__Aim of the exercise__
Reproduce the listing below word for word, with no pictures.
Supplied information start
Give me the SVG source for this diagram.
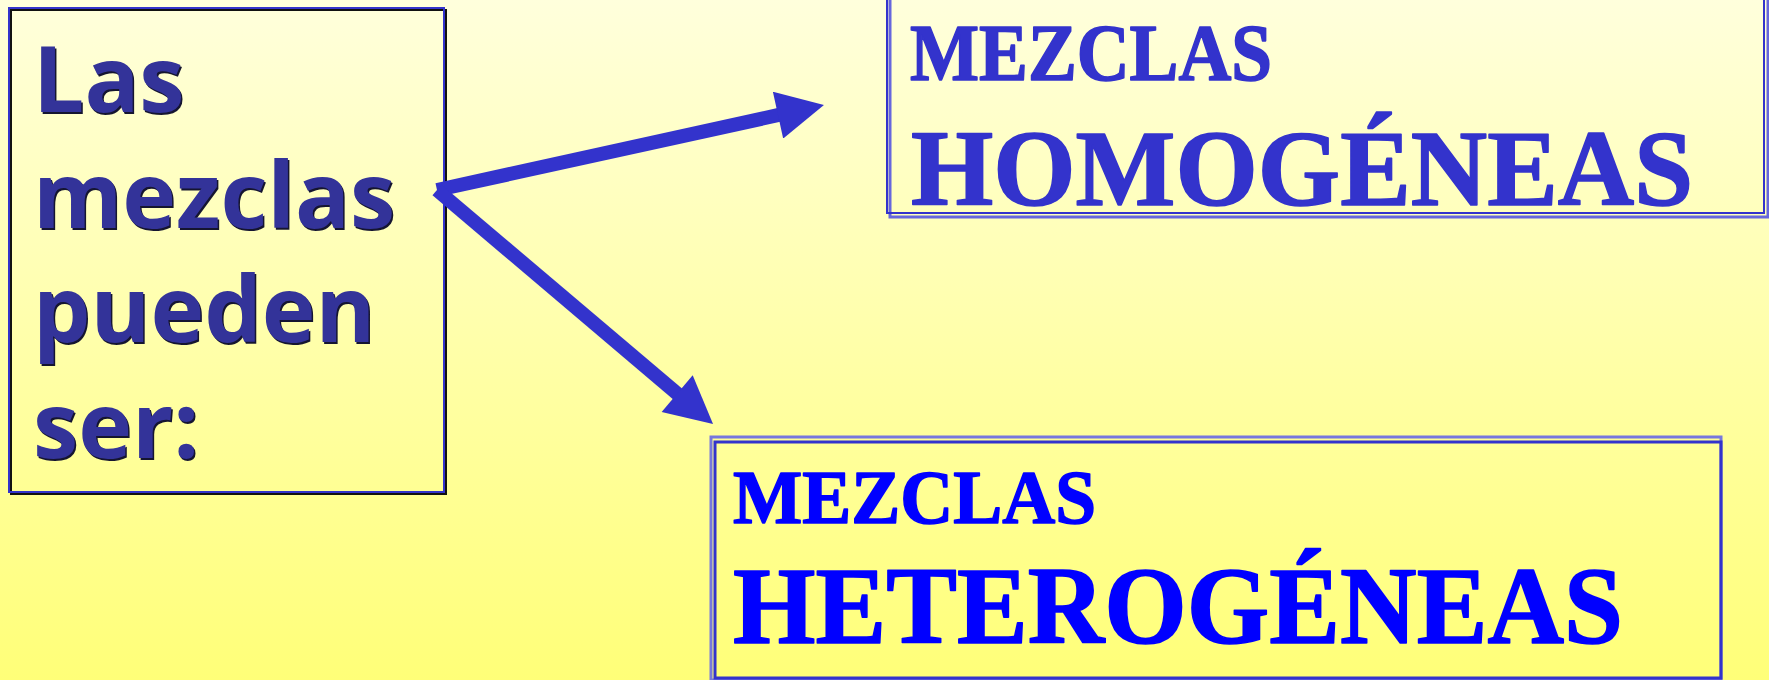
<svg xmlns="http://www.w3.org/2000/svg" width="1769" height="680" viewBox="0 0 1769 680">
<defs>
<linearGradient id="bg" x1="0" y1="0" x2="0" y2="1">
<stop offset="0" stop-color="#FFFFDC"/>
<stop offset="1" stop-color="#FFFF78"/>
</linearGradient>
<marker id="head" markerUnits="userSpaceOnUse" markerWidth="48" markerHeight="48" viewBox="0 0 47 48" refX="2" refY="24" orient="auto">
<path d="M0,0 L47,24 L0,48 z" fill="#3333CC"/>
</marker>
</defs>
<style>
.lt{font-family:"Open Sans","DejaVu Sans",sans-serif;font-weight:bold;font-size:91px}
.sh{fill:#151530}
.fg{fill:#333399}
.rt{font-family:"Liberation Serif","Times New Roman",serif;font-weight:bold;stroke-width:1.6;stroke-linejoin:round}
.conn{stroke:#3333CC;stroke-width:14;fill:none}
</style>
<rect width="1769" height="680" fill="url(#bg)"/>

<g id="node-left">
<rect x="11" y="10" width="435" height="484" fill="none" stroke="#111111" stroke-width="2"/>
<rect x="9" y="8" width="435" height="484" fill="none" stroke="#3333CC" stroke-width="2"/>
<g class="lt">
<text class="sh" x="34.5" y="113.5">Las</text>
<text class="sh" x="34.5" y="229.5">mezclas</text>
<text class="sh" x="34.5" y="343.5">pueden</text>
<text class="sh" x="34.5" y="459.5">ser:</text>
<text class="fg" x="33" y="112">Las</text>
<text class="fg" x="33" y="228">mezclas</text>
<text class="fg" x="33" y="342">pueden</text>
<text class="fg" x="33" y="458">ser:</text>
</g>
</g>

<g id="node-homogeneas">
<rect x="890" y="-10" width="878" height="227" fill="none" stroke="#6666DD" stroke-width="3"/>
<rect x="887" y="-13" width="877" height="226" fill="none" stroke="#3333CC" stroke-width="2"/>
<text class="rt" x="910" y="80" font-size="80" fill="#3333CC" stroke="#3333CC" textLength="362" lengthAdjust="spacingAndGlyphs">MEZCLAS</text>
<text class="rt" x="911" y="205" font-size="108" fill="#3333CC" stroke="#3333CC" textLength="782" lengthAdjust="spacingAndGlyphs">HOMOGÉNEAS</text>
</g>

<g id="node-heterogeneas">
<rect x="711" y="437" width="1010" height="243" fill="none" stroke="#7777DD" stroke-width="3"/>
<rect x="715" y="442" width="1006" height="236" fill="none" stroke="#3333CC" stroke-width="3"/>
<text class="rt" x="733" y="523" font-size="77" fill="#0000FF" stroke="#0000FF" textLength="363" lengthAdjust="spacingAndGlyphs">MEZCLAS</text>
<text class="rt" x="733" y="643" font-size="110" fill="#0000FF" stroke="#0000FF" textLength="890" lengthAdjust="spacingAndGlyphs">HETEROGÉNEAS</text>
</g>

<g id="connectors">
<line class="conn" x1="437" y1="190" x2="780" y2="114.7" marker-end="url(#head)"/>
<line class="conn" x1="437" y1="190" x2="678.7" y2="394.9" marker-end="url(#head)"/>
</g>
</svg>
Supplied information end
__The reply__
Give me the SVG source for this diagram.
<svg xmlns="http://www.w3.org/2000/svg" width="1769" height="680" viewBox="0 0 1769 680">
<defs>
<linearGradient id="bg" x1="0" y1="0" x2="0" y2="1">
<stop offset="0" stop-color="#FFFFDC"/>
<stop offset="1" stop-color="#FFFF78"/>
</linearGradient>
<marker id="head" markerUnits="userSpaceOnUse" markerWidth="48" markerHeight="48" viewBox="0 0 47 48" refX="2" refY="24" orient="auto">
<path d="M0,0 L47,24 L0,48 z" fill="#3333CC"/>
</marker>
</defs>
<style>
.lt{font-family:"Open Sans","DejaVu Sans",sans-serif;font-weight:bold;font-size:91px}
.sh{fill:#151530}
.fg{fill:#333399}
.rt{font-family:"Liberation Serif","Times New Roman",serif;font-weight:bold;stroke-width:1.6;stroke-linejoin:round}
.conn{stroke:#3333CC;stroke-width:14;fill:none}
</style>
<rect width="1769" height="680" fill="url(#bg)"/>

<g id="node-left">
<rect x="11" y="10" width="435" height="484" fill="none" stroke="#111111" stroke-width="2"/>
<rect x="9" y="8" width="435" height="484" fill="none" stroke="#3333CC" stroke-width="2"/>
<g class="lt">
<text class="sh" x="34.5" y="113.5">Las</text>
<text class="sh" x="34.5" y="229.5">mezclas</text>
<text class="sh" x="34.5" y="343.5">pueden</text>
<text class="sh" x="34.5" y="459.5">ser:</text>
<text class="fg" x="33" y="112">Las</text>
<text class="fg" x="33" y="228">mezclas</text>
<text class="fg" x="33" y="342">pueden</text>
<text class="fg" x="33" y="458">ser:</text>
</g>
</g>

<g id="node-homogeneas">
<rect x="890" y="-10" width="878" height="227" fill="none" stroke="#6666DD" stroke-width="3"/>
<rect x="887" y="-13" width="877" height="226" fill="none" stroke="#3333CC" stroke-width="2"/>
<text class="rt" x="910" y="80" font-size="80" fill="#3333CC" stroke="#3333CC" textLength="362" lengthAdjust="spacingAndGlyphs">MEZCLAS</text>
<text class="rt" x="911" y="205" font-size="108" fill="#3333CC" stroke="#3333CC" textLength="782" lengthAdjust="spacingAndGlyphs">HOMOGÉNEAS</text>
</g>

<g id="node-heterogeneas">
<rect x="711" y="437" width="1010" height="243" fill="none" stroke="#7777DD" stroke-width="3"/>
<rect x="715" y="442" width="1006" height="236" fill="none" stroke="#3333CC" stroke-width="3"/>
<text class="rt" x="733" y="523" font-size="77" fill="#0000FF" stroke="#0000FF" textLength="363" lengthAdjust="spacingAndGlyphs">MEZCLAS</text>
<text class="rt" x="733" y="643" font-size="110" fill="#0000FF" stroke="#0000FF" textLength="890" lengthAdjust="spacingAndGlyphs">HETEROGÉNEAS</text>
</g>

<g id="connectors">
<line class="conn" x1="437" y1="190" x2="780" y2="114.7" marker-end="url(#head)"/>
<line class="conn" x1="437" y1="190" x2="678.7" y2="394.9" marker-end="url(#head)"/>
</g>
</svg>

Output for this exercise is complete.